門傳家の縁起
名字に関して、「名字大全」というような書物に、下記のような記述がありますのでご参考下さい。最後に口伝とありますから、いつか取材を受けたのだと思います。
「宮城県栗原郡一迫町長崎萩生西屋敷に、藤原姓で、門傳重右衛門(十右衛門)昌房を先祖とする門傳家がある。永禄十一年(1568)に織田信長が北伊勢を攻める途次に、洞渓城を落とした。これにより昌房の遠祖は浪人となり、出羽村山郡(山形県・現山形市)柏倉門伝村に住み、門伝日向守と称し、伊達氏の麾下となり、永禄十九年(1591)伊達氏が岩手沢城(現岩出山町)に移った際に帰農した。
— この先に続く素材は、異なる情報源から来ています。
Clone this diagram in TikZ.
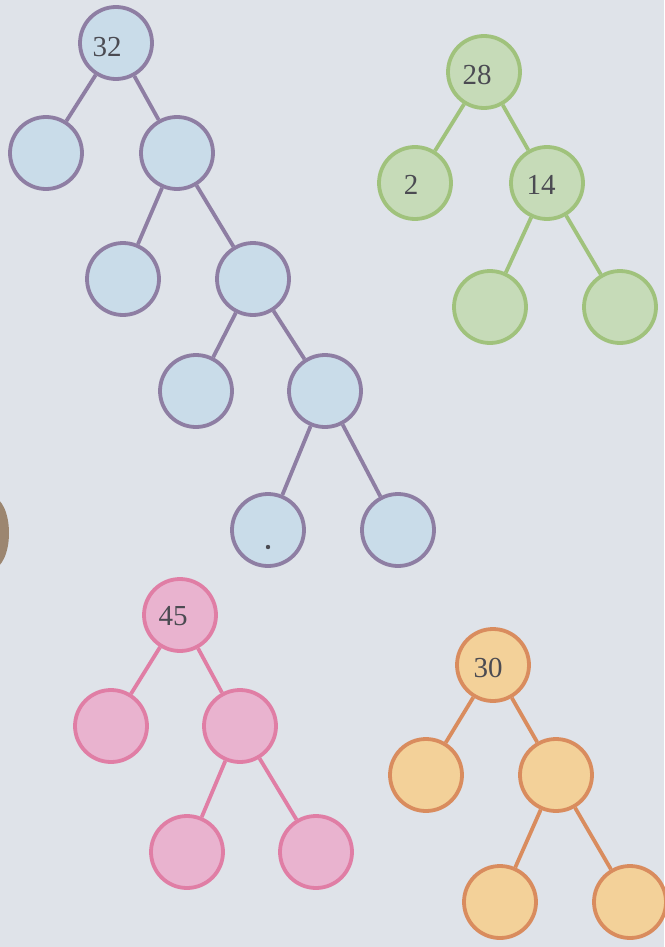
\documentclass[tikz,border=0pt]{standalone}
\usepackage{fontspec}
\setmainfont{Liberation Serif}
\definecolor{bgc}{HTML}{DFE3E9}
\definecolor{bfill}{HTML}{C9DCE9}
\definecolor{bline}{HTML}{8E7EA3}
\definecolor{gfill}{HTML}{C6DBB8}
\definecolor{gline}{HTML}{A0C27C}
\definecolor{pfill}{HTML}{E9B3CF}
\definecolor{pline}{HTML}{E07EA5}
\definecolor{ofill}{HTML}{F3D199}
\definecolor{oline}{HTML}{D98C5E}
\definecolor{txt}{HTML}{4B4B52}
\definecolor{blob}{HTML}{9C8670}
\begin{document}
\begin{tikzpicture}[x=1pt,y=-1pt,
  tnode/.style={circle,minimum size=72pt,inner sep=0pt,line width=3.8pt},
  bnode/.style={tnode,draw=bline,fill=bfill},
  gnode/.style={tnode,draw=gline,fill=gfill},
  pnode/.style={tnode,draw=pline,fill=pfill},
  onode/.style={tnode,draw=oline,fill=ofill},
  lab/.style={font=\fontsize{29}{32}\selectfont,text=txt,inner sep=0pt},
  bedge/.style={draw=bline,line width=3.8pt},
  gedge/.style={draw=gline,line width=3.8pt},
  pedge/.style={draw=pline,line width=3.8pt},
  oedge/.style={draw=oline,line width=3.8pt}]
\useasboundingbox (0,0) rectangle (664,947);
\fill[bgc] (0,0) rectangle (664,947);
\fill[blob] (-8,533) ellipse [x radius=17pt, y radius=36pt];

% blue tree
\node[bnode] (b0) at (116,43) {};
\node[lab] (b0t) at (107,47) {32};
\node[bnode] (b1) at (46,153) {};
\node[bnode] (b2) at (177,153) {};
\node[bnode] (b3) at (123,279) {};
\node[bnode] (b4) at (253,279) {};
\node[bnode] (b5) at (196,391) {};
\node[bnode] (b6) at (325,391) {};
\node[bnode] (b7) at (268,530) {};
\node[bnode] (b8) at (398,530) {};
\fill[txt] (268,547) circle (2.2pt);
\draw[bedge] (b0) -- (b1);
\draw[bedge] (b0) -- (b2);
\draw[bedge] (b2) -- (b3);
\draw[bedge] (b2) -- (b4);
\draw[bedge] (b4) -- (b5);
\draw[bedge] (b4) -- (b6);
\draw[bedge] (b6) -- (b7);
\draw[bedge] (b6) -- (b8);

% green tree
\node[gnode] (g0) at (484,72) {};
\node[lab] (g0t) at (477,75) {28};
\node[gnode] (g1) at (415,183) {};
\node[lab] (g1t) at (411,185) {2};
\node[gnode] (g2) at (547,183) {};
\node[lab] (g2t) at (541,185) {14};
\node[gnode] (g3) at (490,307) {};
\node[gnode] (g4) at (620,307) {};
\draw[gedge] (g0) -- (g1);
\draw[gedge] (g0) -- (g2);
\draw[gedge] (g2) -- (g3);
\draw[gedge] (g2) -- (g4);

% pink tree
\node[pnode] (p0) at (180,615) {};
\node[lab] (p0t) at (173,616) {45};
\node[pnode] (p1) at (111,726) {};
\node[pnode] (p2) at (240,726) {};
\node[pnode] (p3) at (187,852) {};
\node[pnode] (p4) at (316,852) {};
\draw[pedge] (p0) -- (p1);
\draw[pedge] (p0) -- (p2);
\draw[pedge] (p2) -- (p3);
\draw[pedge] (p2) -- (p4);

% orange tree
\node[onode] (o0) at (493,665) {};
\node[lab] (o0t) at (488,668) {30};
\node[onode] (o1) at (426,775) {};
\node[onode] (o2) at (556,775) {};
\node[onode] (o3) at (500,902) {};
\node[onode] (o4) at (630,902) {};
\draw[oedge] (o0) -- (o1);
\draw[oedge] (o0) -- (o2);
\draw[oedge] (o2) -- (o3);
\draw[oedge] (o2) -- (o4);
\end{tikzpicture}
\end{document}
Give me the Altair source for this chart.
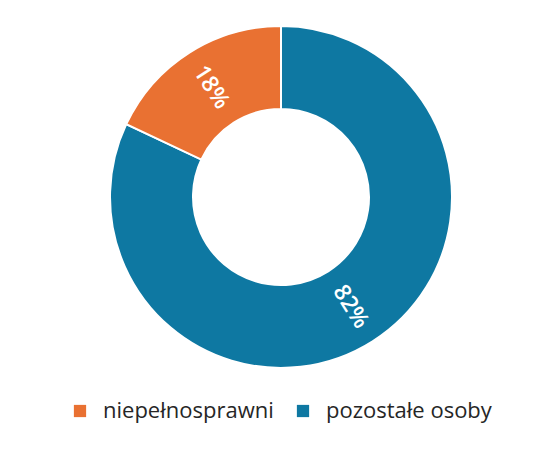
import altair as alt
import pandas as pd

categories = ["niepełnosprawni", "pozostałe osoby"]
values = [18, 82]
labels = ["18%", "82%"]
stack_order = [2, 1]
colors = ["#E97132", "#0E78A2"]

df = pd.DataFrame({"cat": categories, "val": values, "label": labels, "ord": stack_order})
df = df.sort_values("ord")
total = df["val"].sum()
cum = df["val"].cumsum() - df["val"] / 2
mid_deg = cum / total * 360
ang = (mid_deg + 90) % 360
ang = ang.where(~((ang > 90) & (ang < 270)), ang - 180)
df["ang"] = ang.values

base = alt.Chart(df).encode(
    theta=alt.Theta("val:Q", stack=True),
    order=alt.Order("ord:Q"),
)

arc = base.mark_arc(outerRadius=171, innerRadius=88, stroke="white", strokeWidth=2).encode(
    x=alt.value(273),
    y=alt.value(189),
    color=alt.Color(
        "cat:N",
        scale=alt.Scale(domain=categories, range=colors),
        legend=alt.Legend(
            title=None,
            orient="none",
            direction="horizontal",
            legendX=61,
            legendY=392,
            symbolType="square",
            symbolSize=150,
            symbolStrokeWidth=0,
            labelFont="Open Sans",
            labelFontSize=22,
            labelColor="#262626",
            labelOffset=12,
            columnPadding=18,
            labelLimit=400,
        ),
    ),
)

text = base.mark_text(radius=130, font="Open Sans", fontSize=23, fontWeight=600, color="white").encode(
    x=alt.value(273),
    y=alt.value(189),
    text="label:N",
    angle=alt.Angle("ang:Q", scale=None),
)

chart = (arc + text).properties(width=520, height=420, padding=0).configure_view(stroke=None)

chart.save("out.html", embed_options={"renderer": "svg", "actions": False})
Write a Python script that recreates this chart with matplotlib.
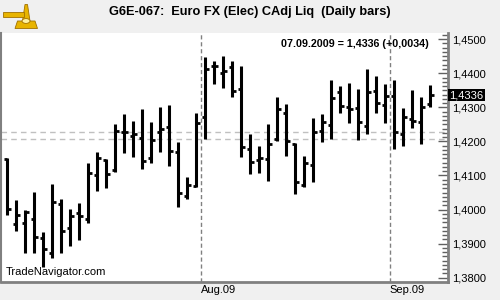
import matplotlib
matplotlib.use("Agg")
import matplotlib.pyplot as plt
from matplotlib.ticker import MultipleLocator, FuncFormatter
from matplotlib.patches import Polygon, Circle
import pandas as pd

# daily bars, July 1 - Sep 7 2009 (Jul 3 holiday left out)
dates = pd.bdate_range("2009-07-01", "2009-09-07").drop(pd.Timestamp("2009-07-03"))

opens = [1.4148, 1.3957, 1.3960, 1.3972, 1.3916, 1.3872, 1.4017, 1.3945, 1.3989, 1.3972,
         1.4101, 1.4145, 1.4116, 1.4229, 1.4216, 1.4209, 1.4150, 1.4227, 1.4241, 1.4168,
         1.4040, 1.4069, 1.4271, 1.4422, 1.4402, 1.4419, 1.4353, 1.4177, 1.4145, 1.4148,
         1.4206, 1.4284, 1.4192, 1.4072, 1.4131, 1.4231, 1.4248, 1.4344, 1.4300, 1.4297,
         1.4245, 1.4348, 1.4307, 1.4333, 1.4222, 1.4266, 1.4258, 1.4310]
highs = [1.4150, 1.4028, 1.3999, 1.4052, 1.3935, 1.4075, 1.4030, 1.4002, 1.4018, 1.4138,
         1.4168, 1.4148, 1.4250, 1.4280, 1.4260, 1.4295, 1.4256, 1.4300, 1.4307, 1.4197,
         1.4096, 1.4284, 1.4449, 1.4436, 1.4451, 1.4436, 1.4421, 1.4221, 1.4187, 1.4250,
         1.4329, 1.4310, 1.4194, 1.4157, 1.4268, 1.4280, 1.4380, 1.4363, 1.4371, 1.4353,
         1.4413, 1.4392, 1.4369, 1.4380, 1.4297, 1.4351, 1.4329, 1.4366]
lows = [1.3984, 1.3938, 1.3873, 1.3873, 1.3831, 1.3857, 1.3872, 1.3893, 1.3911, 1.3961,
        1.4055, 1.4062, 1.4109, 1.4165, 1.4155, 1.4118, 1.4136, 1.4170, 1.4129, 1.4007,
        1.4030, 1.4065, 1.4206, 1.4368, 1.4356, 1.4329, 1.4153, 1.4103, 1.4108, 1.4085,
        1.4201, 1.4158, 1.4045, 1.4067, 1.4082, 1.4199, 1.4207, 1.4283, 1.4253, 1.4204,
        1.4221, 1.4283, 1.4255, 1.4177, 1.4187, 1.4238, 1.4192, 1.4302]
closes = [1.4002, 1.3983, 1.3994, 1.3919, 1.3883, 1.4023, 1.3938, 1.3981, 1.3981, 1.4108,
          1.4150, 1.4103, 1.4231, 1.4229, 1.4222, 1.4143, 1.4204, 1.4236, 1.4172, 1.4048,
          1.4071, 1.4253, 1.4412, 1.4422, 1.4407, 1.4348, 1.4183, 1.4140, 1.4150, 1.4192,
          1.4294, 1.4201, 1.4080, 1.4136, 1.4227, 1.4256, 1.4327, 1.4305, 1.4294, 1.4256,
          1.4344, 1.4312, 1.4333, 1.4229, 1.4273, 1.4260, 1.4302, 1.4336]

ref_levels = [1.4229, 1.4206]
title = "G6E-067:  Euro FX (Elec) CAdj Liq  (Daily bars)"

plt.rcParams['font.family'] = ['Liberation Sans', 'DejaVu Sans']

bg = "#f0f0f0"
fig = plt.figure(figsize=(5, 3), dpi=100, facecolor=bg)
ax = fig.add_axes([0.002, 0.061, 0.894, 0.829])
ax.set_facecolor("white")

# OHLC bars
for i in range(len(dates)):
    ax.vlines(i, lows[i], highs[i], color="black", lw=2.2, zorder=3)
    ax.hlines(opens[i], i - 0.38, i, color="black", lw=2.0, zorder=3)
    ax.hlines(closes[i], i, i + 0.38, color="black", lw=2.0, zorder=3)

# month separators
months = dates.to_period("M")
for i in range(1, len(dates)):
    if months[i] != months[i - 1]:
        ax.axvline(i - 0.5, color="#808080", lw=1, ls=(0, (3, 2)), zorder=1)
        fig.text(0.002 + 0.894 * (i - 0.5 + 0.7) / 49.67, 0.033,
                 dates[i].strftime("%b.%y"), fontsize=8, va="center", ha="left")

for lv in ref_levels:
    ax.axhline(lv, color="#c0c0c0", lw=1, ls=(0, (4, 3)), zorder=1)

ax.set_xlim(-0.7, 48.97)
ax.set_ylim(1.37883, 1.45182)

ax.yaxis.tick_right()
ax.yaxis.set_major_locator(MultipleLocator(0.01))
ax.yaxis.set_minor_locator(MultipleLocator(0.00125))
ax.yaxis.set_major_formatter(FuncFormatter(lambda v, p: ("%.4f" % v).replace(".", ",")))
ax.tick_params(axis="y", which="major", direction="in", length=7, width=1, color="#606060",
               labelsize=8, pad=3)
ax.tick_params(axis="y", which="minor", direction="in", length=4, width=1, color="#606060")
ax.set_xticks([])

for s in ["left", "right", "bottom"]:
    ax.spines[s].set_color("#808080")
ax.spines["right"].set_linewidth(2)
ax.spines["bottom"].set_linewidth(2)
ax.spines["left"].set_linewidth(1.5)
ax.spines["top"].set_visible(False)

# last value label on axis
last = closes[-1]
ax.text(1.003, last, ("%.4f" % last).replace(".", ","), transform=ax.get_yaxis_transform(),
        color="white", fontsize=8, va="center", ha="left", zorder=5,
        bbox=dict(boxstyle="square,pad=0.12", fc="black", ec="none"), clip_on=False)

chg = closes[-1] - closes[-2]
info = "%s = %s (%s)" % (dates[-1].strftime("%d.%m.%Y"),
                         ("%.4f" % last).replace(".", ","),
                         ("%+.4f" % chg).replace(".", ","))
ax.text(0.957, 0.975, info, transform=ax.transAxes, fontsize=7.7, fontweight="bold",
        ha="right", va="top")
ax.text(0.01, 0.018, "TradeNavigator.com", transform=ax.transAxes, fontsize=8,
        ha="left", va="bottom")

fig.text(0.5, 0.96, title, fontsize=9.2, fontweight="bold", ha="center", va="center")

# rough logo in the corner
gold, dark = "#e8b400", "#a07000"
fig.patches.append(Polygon([[0.03, 0.905], [0.075, 0.905], [0.07, 0.93], [0.035, 0.93]],
                           closed=True, fc=gold, ec=dark, lw=0.6, transform=fig.transFigure))
fig.patches.append(Polygon([[0.045, 0.93], [0.06, 0.93], [0.055, 0.985], [0.05, 0.985]],
                           closed=True, fc=gold, ec=dark, lw=0.6, transform=fig.transFigure))
fig.patches.append(Polygon([[0.006, 0.945], [0.048, 0.945], [0.048, 0.96], [0.006, 0.96]],
                           closed=True, fc=gold, ec=dark, lw=0.6, transform=fig.transFigure))
fig.patches.append(Circle((0.052, 0.93), 0.008, fc="#fff2a0", ec=dark, lw=0.6,
                          transform=fig.transFigure))

fig.savefig("out.png", dpi=100, facecolor=bg)
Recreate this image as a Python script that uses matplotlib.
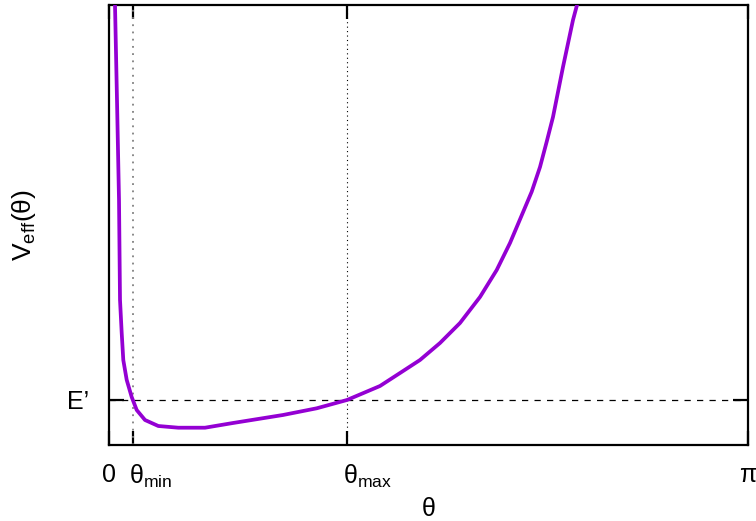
import numpy as np
import matplotlib.pyplot as plt
from matplotlib.transforms import ScaledTranslation

plt.rcParams['font.family'] = ['Liberation Sans', 'DejaVu Sans']
plt.rcParams['mathtext.fontset'] = 'custom'
plt.rcParams['mathtext.rm'] = 'Liberation Sans'
plt.rcParams['mathtext.it'] = 'Liberation Sans'

# effective potential (arbitrary units, top of frame = 10)
theta = [0.0295, 0.0393, 0.0492, 0.0541, 0.0624, 0.0703, 0.0870, 0.1116,
         0.1362, 0.1770, 0.2424, 0.3407, 0.4720, 0.6096, 0.8554, 1.0211,
         1.1701, 1.3323, 1.4307, 1.5290, 1.6273, 1.7257, 1.8240, 1.9061,
         1.9715, 2.0256, 2.0782, 2.1190, 2.1519, 2.1829, 2.2320, 2.2812,
         2.3009]
v_eff = [10.0, 7.84, 5.57, 3.30, 2.55, 1.93, 1.48, 1.09,
         0.795, 0.568, 0.432, 0.393, 0.393, 0.50, 0.682, 0.834,
         1.023, 1.341, 1.636, 1.932, 2.318, 2.773, 3.364, 3.977,
         4.591, 5.182, 5.757, 6.318, 6.893, 7.455, 8.591, 9.659,
         10.0]

e_prime = 1.023
theta_min = 0.118
theta_max = 1.170
x_ticks = [0, theta_min, theta_max, np.pi]
x_labels = ['0', r'$\mathrm{\theta}_{\mathrm{min}}$',
            r'$\mathrm{\theta}_{\mathrm{max}}$', r'$\mathrm{\pi}$']

fig = plt.figure(figsize=(7.56, 5.21), dpi=100)
ax = fig.add_axes([109 / 756, 76 / 521, 639 / 756, 440 / 521])

ax.plot(theta, v_eff, color='#9400d3', lw=2.7, solid_joinstyle='round',
        zorder=3)
ax.axhline(e_prime, color='black', lw=0.9, ls=(0, (5, 5)), zorder=2)
ax.axvline(theta_min, color='#808080', lw=1.3, ls=(0, (1, 3)), zorder=2)
ax.axvline(theta_max, color='black', lw=0.8, ls=(0, (1, 3)), zorder=2)

ax.set_xlim(0, np.pi)
ax.set_ylim(0, 10)
ax.set_xticks(x_ticks)
ax.set_xticklabels(x_labels, fontsize=18)
ax.set_yticks([e_prime])
ax.set_yticklabels(["E’"], fontsize=18)
ax.tick_params(axis='x', direction='in', length=10, width=1.6, pad=13,
               top=True)
ax.tick_params(axis='y', direction='in', length=11, width=1.6, pad=14,
               right=True)
shift = ScaledTranslation(-4 / 100, 0, fig.dpi_scale_trans)
for lab in ax.get_xticklabels()[1:3]:
    lab.set_horizontalalignment('left')
    lab.set_transform(lab.get_transform() + shift)
for s in ax.spines.values():
    s.set_linewidth(1.6)

ax.set_xlabel('θ', fontsize=18)
ax.xaxis.set_label_coords(0.5, -0.118)
ax.set_ylabel(r'V$_{\mathrm{eff}}$($\mathrm{\theta}$)', fontsize=19)
ax.yaxis.set_label_coords(-0.133, 0.5)
ax.yaxis.label.set_verticalalignment('center')

fig.savefig('out.png', dpi=100)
日向守の子孫昌房は一迫郷長崎(一迫町)に移住し、同時に昌房の弟も土川屋敷に別家を建てている。享保六年(1721)に没した昌房の跡は、三右衛門ー半右衛門ー半左衛門義実ー源左衛門ー六右衛門昌倫ー半左衛門昌長ー専左衛門昌則ー籐三郎昌兆と継ぎ、昌倫は大肝入役、昌長から昌兆までは、代々肝入役を努めた。さらに、東吾ー十右衛門ー昌兆と継ぎ、東吾は栗原郡長、昌兆は村長を務めた。昌兆の長男は別家し、家は長女の婿養子勝太郎が継いで村長・県議会議長をはじめ多くの公職を努めた。以後、東吾ー仁と継いで現在に至る。(家譜・家伝文書)」
永禄十九年というと、一揆扇動の疑いを晴らすべく秀吉に会うために上洛し、大崎・葛西一揆の鎮圧後に秀吉に領地替えを命ぜられた年で、政宗にとっては政治的に非常に微妙な時でもありました。そのため、政宗の命令によって、山形から辺境の守備のため赴任させられたのかも知れません。これによればわが家は、重右衛門昌房の直系ということになります。これらが本当かどうかわかりませんが、現在でも山形市内に門伝という地名があります。また山形県最上町に柏倉九左右衛門を祖とする柏倉家は、十右衛門の兄ということです。山形から出立の際に、馬具の「鐙(あぶみ)」を兄弟で分け合ったとされ、その鐙らしきものが現存します。検索していたら、山形大学図書館に「柏倉門傳村史」があるということですが、まだ見たことはありません。
門傳家の由緒 (昭和五十三年の家伝書より)
永禄十年美濃全土の平定を志した織田信長の攻撃に、洞渓城も危機に堕ち、城主榊家は幼主を羽前山形に移した。山形市の門傳村である。幼主の供をして柏倉家も移る。後に信長の教証寺及び石山本願寺(現大阪城)攻めにも城主榊氏を擁して、柏倉兄弟も数度に亘り参戦。天正三年遂に蓮如上人降伏、柏倉九左右衛門兄弟も、城主と共に山形の地に帰り、同地の岡に居住、城主榊氏は佛門に入り洞渓山皆龍寺を創建、兄弟共に旧城主に協力し、寺の護持に尽力し、兄は同地に留まる。弟十右衛門(重右衛門昌房)は飯野姓を名乗り陸前長崎村に移る。当地来住の折、要害の三塚を頼り草鞋を脱ぎ、先住の地門傳村を偲び姓を門傳と改め、往時を回顧し懸命の努力をした。寛永三年先祖半兵衛の代に小肝入を勤仕、爾来、子孫肝入或いは大肝入を勤仕し、明治維新を迎う。